Grover Cleveland (1st term)

Presidential terms: March 4, 1885 – March 4, 1889,
& March 4, 1893 – March 4, 1897

In 1885, Grover Cleveland became the twenty–second President of the United States. He was the first Democratic President seen in the White House for twenty–four years. Even some Republicans voted for him in preference to Blaine, their own candidate, because they knew he would uphold the civil–service reform.

Cleveland, the son of a minister, was left alone at sixteen, without any money at all. But he was strong and very ambitious, and studied so hard in his leisure moments that he became a successful lawyer.

He practiced in Buffalo, took an interest in politics, and after being governor of New York, became President of the United States. Shortly after his inauguration, people were greatly interested to hear that he was engaged to a young lady noted for her charming manners and kind heart. Their marriage took place in the Blue Room, in the White House, and although there had been eight weddings there before, this one was considered the grandest of all, because the President himself was the bridegroom. When he and Mrs. Cleveland came home from their wedding trip, the bride was “the first lady of the land,” and soon won the hearts of all who saw her.

The year after Cleveland’s inauguration is known as “Strike Year,” because many laboring men, who had joined a union called the “Knights of Labor,” refused to work unless they received more pay and had shorter hours. Although the strike began in New York, it soon spread all over the country, north and south.

In some places, the men grew so excited that there were riots, and the troops had to be called out to suppress them. The worst disturbance of all, however, was at Chicago, where some anarchists—men who wanted to overthrow all the laws—not only excited the people, but threw a dynamite bomb when the police came to scatter them.

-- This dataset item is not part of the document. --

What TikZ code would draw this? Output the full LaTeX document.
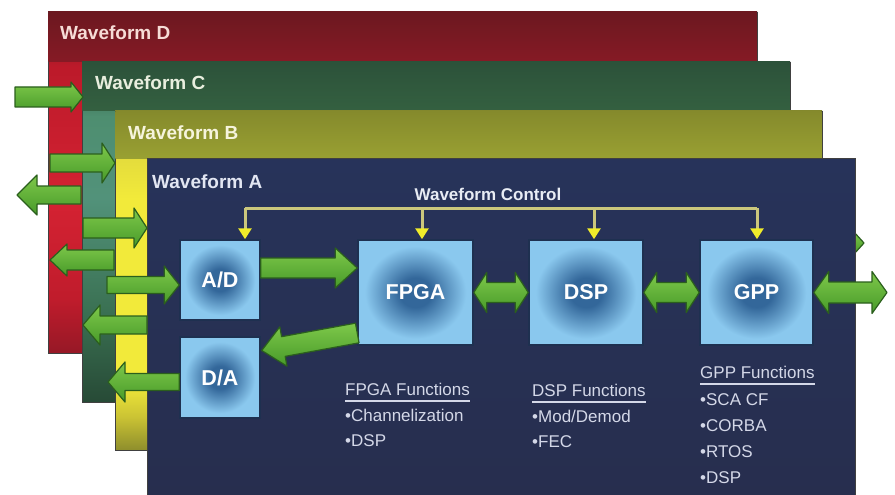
\documentclass[tikz,border=0pt]{standalone}
\usepackage{fontspec}
\setmainfont{Liberation Sans}
\usetikzlibrary{calc,arrows.meta}
\definecolor{boxdark}{HTML}{33679A}
\definecolor{boxlight}{HTML}{8AC8EE}
\definecolor{blkline}{HTML}{1E3050}
\definecolor{grtop}{HTML}{7EC84A}
\definecolor{grbot}{HTML}{479A29}
\definecolor{grline}{HTML}{2B5F1D}
\definecolor{busc}{HTML}{CBC77C}
\definecolor{ctrlhead}{HTML}{F0EC2A}
\definecolor{functext}{HTML}{D4D8E8}
% waveform colours
\definecolor{dA}{HTML}{961826}\definecolor{dB}{HTML}{C01C2C}\definecolor{dC}{HTML}{D42232}\definecolor{dD}{HTML}{BC1A2A}\definecolor{dE}{HTML}{6C1820}
\definecolor{cA}{HTML}{274A36}\definecolor{cB}{HTML}{3A7052}\definecolor{cC}{HTML}{52927A}\definecolor{cD}{HTML}{4E8E70}\definecolor{cE}{HTML}{2C523A}
\definecolor{bA}{HTML}{8E8E2C}\definecolor{bB}{HTML}{CCC434}\definecolor{bC}{HTML}{F2EA3A}\definecolor{bD}{HTML}{E4DC3C}\definecolor{bE}{HTML}{858A2C}
\pgfdeclareverticalshading{shD}{100bp}{color(0bp)=(dA); color(25bp)=(dA); color(33bp)=(dB); color(47bp)=(dC); color(67bp)=(dD); color(75bp)=(dE); color(100bp)=(dE)}
\pgfdeclareverticalshading{shC}{100bp}{color(0bp)=(cA); color(25bp)=(cA); color(38bp)=(cB); color(55bp)=(cC); color(67bp)=(cD); color(75bp)=(cE); color(100bp)=(cE)}
\pgfdeclareverticalshading{shB}{100bp}{color(0bp)=(bA); color(25bp)=(bA); color(30bp)=(bB); color(35bp)=(bC); color(62bp)=(bC); color(68bp)=(bD); color(75bp)=(bE); color(100bp)=(bE)}
\pgfdeclareradialshading{boxshade}{\pgfpoint{0bp}{0bp}}{color(0bp)=(boxdark); color(7bp)=(boxdark); color(22bp)=(boxlight); color(50bp)=(boxlight)}
\newcommand{\grarrow}[5]{%
  \coordinate (tmpH) at ($(#2)!#5!(#1)$);
  \path[garrow] ($(#1)!#3!90:(#2)$) -- ($(tmpH)!#3!90:(#2)$) -- ($(tmpH)!#4!90:(#2)$) -- (#2)
    -- ($(tmpH)!#4!-90:(#2)$) -- ($(tmpH)!#3!-90:(#2)$) -- ($(#1)!#3!-90:(#2)$) -- cycle;}
\newcommand{\grdarrow}[5]{%
  \coordinate (tmpA) at ($(#1)!#5!(#2)$);
  \coordinate (tmpB) at ($(#2)!#5!(#1)$);
  \path[garrow] (#1) -- ($(tmpA)!#4!90:(#2)$) -- ($(tmpA)!#3!90:(#2)$) -- ($(tmpB)!#3!90:(#2)$)
    -- ($(tmpB)!#4!90:(#2)$) -- (#2) -- ($(tmpB)!#4!-90:(#2)$) -- ($(tmpB)!#3!-90:(#2)$)
    -- ($(tmpA)!#3!-90:(#2)$) -- ($(tmpA)!#4!-90:(#2)$) -- cycle;}
\tikzset{
  garrow/.style={top color=grtop, bottom color=grbot, draw=grline, line width=1.2pt, line join=round},
  blk/.style={draw=blkline, line width=1.5pt, shading=boxshade, text=white, inner sep=0pt,
    font=\bfseries\fontsize{21.5}{24}\selectfont},
  wflabel/.style={anchor=west, inner sep=0pt, font=\bfseries\fontsize{19}{22}\selectfont},
  functxt/.style={anchor=base west, inner sep=0pt, text=functext, font=\fontsize{17}{20}\selectfont},
  uline/.style={draw=functext, line width=1.1pt},
  busline/.style={draw=busc, line width=3pt},
  wfbox/.style={draw=black!75, line width=0.8pt},
}
\begin{document}
\begin{tikzpicture}[x=1pt,y=-1pt]
\useasboundingbox (0,0) rectangle (895,495);
\fill[white] (0,0) rectangle (895,495);
% Waveform D
\shade[wfbox, shading=shD] (48,12) rectangle (757,353);
\shade[top color={rgb,255:red,108;green,24;blue,32}, bottom color={rgb,255:red,134;green,26;blue,37}] (48.4,12.4) rectangle (756.6,62);
\node[wflabel, text={rgb,255:red,246;green,220;blue,214}] (lD) at (60,33) {Waveform D};
% Waveform C
\shade[wfbox, shading=shC] (82,62) rectangle (790,402);
\shade[top color={rgb,255:red,44;green,82;blue,58}, bottom color={rgb,255:red,52;green,96;blue,64}] (82.4,62.4) rectangle (789.6,111);
\node[wflabel, text={rgb,255:red,232;green,238;blue,222}] (lC) at (95,83) {Waveform C};
% Waveform B
\shade[wfbox, shading=shB] (115,111) rectangle (822,450);
\shade[top color={rgb,255:red,133;green,138;blue,44}, bottom color={rgb,255:red,153;green,160;blue,50}] (115.4,111.4) rectangle (821.6,158);
\node[wflabel, text={rgb,255:red,246;green,244;blue,220}] (lB) at (128,133) {Waveform B};
% hidden arrow tip behind A
\coordinate (g9a) at (830,243); \coordinate (g9b) at (864,243);
\grarrow{g9a}{g9b}{6pt}{11pt}{10pt}
% Waveform A
\shade[wfbox, top color={rgb,255:red,39;green,51;blue,90}, middle color={rgb,255:red,88;green,102;blue,154}, bottom color={rgb,255:red,39;green,46;blue,78}] (147,158) rectangle (855,500);
\node[wflabel, text={rgb,255:red,226;green,230;blue,242}] (lA) at (152,182) {Waveform A};
% blocks
\node[blk, minimum width=80pt, minimum height=80pt] (ad) at (220,280) {A/D};
\node[blk, minimum width=80pt, minimum height=81pt] (da) at (220,377.5) {D/A};
\node[blk, minimum width=115pt, minimum height=105pt] (fpga) at (415.5,292.5) {FPGA};
\node[blk, minimum width=114pt, minimum height=105pt] (dsp) at (586,292.5) {DSP};
\node[blk, minimum width=113pt, minimum height=105pt] (gpp) at (756.5,292.5) {GPP};
% waveform control
\node[inner sep=0pt, text={rgb,255:red,232;green,236;blue,244}, font=\bfseries\fontsize{17}{20}\selectfont] (wc) at (488,194) {Waveform Control};
\coordinate (bus) at (0,208);
\coordinate (cAD) at ($(ad.north)+(25,0)$);
\coordinate (cFP) at ($(fpga.north)+(6.5,0)$);
\coordinate (cDS) at ($(dsp.north)+(8,0)$);
\coordinate (cGP) at ($(gpp.north)+(0.5,0)$);
\draw[busline] (cAD |- bus) -- (cGP |- bus);
\foreach \c in {cAD,cFP,cDS,cGP}
  \draw[busline, -{Triangle[width=13pt,length=11pt,color=ctrlhead]}] (\c |- bus) -- (\c);
% left arrows
\coordinate (g1a) at (15,97);  \coordinate (g1b) at (83,97);
\coordinate (g2a) at (50,163); \coordinate (g2b) at (115,163);
\coordinate (g3a) at (81,195); \coordinate (g3b) at (17,195);
\coordinate (g4a) at (83,228); \coordinate (g4b) at (147,228);
\coordinate (g5a) at (114,260); \coordinate (g5b) at (50,260);
\coordinate (g6a) at (107,285); \coordinate (g6b) at ($(ad.west)+(0,5)$);
\coordinate (g7a) at (147,325); \coordinate (g7b) at (83,325);
\coordinate (g8a) at ($(da.west)+(0,4.5)$); \coordinate (g8b) at (108,382);
\grarrow{g1a}{g1b}{10pt}{15pt}{12pt}
\grarrow{g2a}{g2b}{9pt}{20pt}{13pt}
\grarrow{g3a}{g3b}{9pt}{20pt}{20pt}
\grarrow{g4a}{g4b}{10pt}{20pt}{13pt}
\grarrow{g5a}{g5b}{10pt}{16pt}{17pt}
\grarrow{g6a}{g6b}{8.5pt}{19pt}{15pt}
\grarrow{g7a}{g7b}{9pt}{20pt}{17pt}
\grarrow{g8a}{g8b}{8.5pt}{20pt}{17pt}
% inner arrows
\coordinate (adout) at ($(ad.east)+(0,-12)$);
\coordinate (fpgain) at (fpga.west |- adout);
\grarrow{adout}{fpgain}{10pt}{20pt}{22pt}
\coordinate (fpgaout) at ($(fpga.west)+(0,40.5)$);
\coordinate (dain) at ($(da.east)+(1,-27)$);
\grarrow{fpgaout}{dain}{10pt}{20pt}{22pt}
\grdarrow{fpga.east}{dsp.west}{10pt}{20pt}{13pt}
\grdarrow{dsp.east}{gpp.west}{10pt}{20pt}{13pt}
\coordinate (gout) at (887,292.5);
\grdarrow{gpp.east}{gout}{10.5pt}{21pt}{15pt}
% function lists
\node[functxt] (fh) at (345,395) {FPGA Functions};
\node[functxt] (f1) at (345,421) {•Channelization};
\node[functxt] (f2) at (345,446) {•DSP};
\draw[uline] ([yshift=-6pt]fh.base west) -- ([yshift=-6pt]fh.base east);
\node[functxt] (dh) at (532,396) {DSP Functions};
\node[functxt] (d1) at (532,422) {•Mod/Demod};
\node[functxt] (d2) at (532,447) {•FEC};
\draw[uline] ([yshift=-6pt]dh.base west) -- ([yshift=-6pt]dh.base east);
\node[functxt] (gh) at (700,378) {GPP Functions};
\node[functxt] (g1) at (700,405) {•SCA CF};
\node[functxt] (g2) at (700,431) {•CORBA};
\node[functxt] (g3) at (700,457) {•RTOS};
\node[functxt] (g4) at (700,483) {•DSP};
\draw[uline] ([yshift=-6pt]gh.base west) -- ([yshift=-6pt]gh.base east);
\end{tikzpicture}
\end{document}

Several men were killed and wounded, and as pistol shots were heard in the mob, the police had to resort to force. Many of the strikers were killed, and others were seized, tried, and punished. But when the Chicago workmen found out later that their ringleaders were foreigners who wanted to upset all laws, they ceased to listen to them.

The strikes were hardly ended when a terrible earthquake occurred, which extended from Florida to Cape Cod (1886). At Charleston the earth heaved so violently that tall buildings were shaken down like toy houses. Many people were crushed in the ruins, while the rest fled for their lives to the open fields and squares, where they knelt in prayer while the earth shook beneath them.

There were several distinct shocks, and when all was over, many of the buildings in the city lay in ruins. All hearts were touched by the news of this calamity, and as soon as telegraph wires were up again, and trains could run into the city, help was sent from all parts of the country. While Cleveland was President, our nation received, as a present from France, Bartholdi’s statue of “Liberty Enlightening the World.” It is one of the largest statues ever made, and represents a woman holding aloft a lighted torch. The torch is more than three hundred feet above the water. It is reached by a staircase built inside of the statue.

Sent over from France in sections, this statue was set up on Bedloes Island, in New York Bay, where a pedestal was prepared for it. Many people now go out to see this wonderful statue, and, after climbing up the stairs, stand near the windows set all around the statue’s crown, and watch the ships pass to and fro in the harbor.

Among the laws passed during Cleveland’s rule is one forbidding the Chinese emigrants to come into our country. Laws had already been made to stop their coming over in large numbers, but they were not well kept. The Americans did not want any Chinamen in the country, because those who came over here merely wanted to earn as much money as they could to carry back to China. They did not try to learn English, would not wear ordinary clothes, and had no wish ever to become American citizens. Besides, they worked for such small wages that they took work away from Americans. Most of them knew nothing of American laws or Christian religion, so they were greatly disliked, and one California politician hated them so that he began and ended every one of his speeches with the words: “The Chinese must go.”

It was while Cleveland was President that Congress began to carry out the plan made by Secretary Whitney of the navy. He said that our ships had long been out of date, and that we ought to have a better navy. Since then many fine war ships have been built, and we now have a fleet of some of the strongest war vessels in the world.

Another important engineering event took place while Cleveland was President. This was the blasting of a great rock which had caused many a shipwreck in the part of the East River, in New York city, called Hell Gate. Engineer Newton tunneled this rock, and arranged dynamite and electric wires in such a clever way that when his baby daughter touched an electric button, the whole rock was blown to pieces. This made the passage safe for ships of all kinds, and put an end to sad accidents on that spot.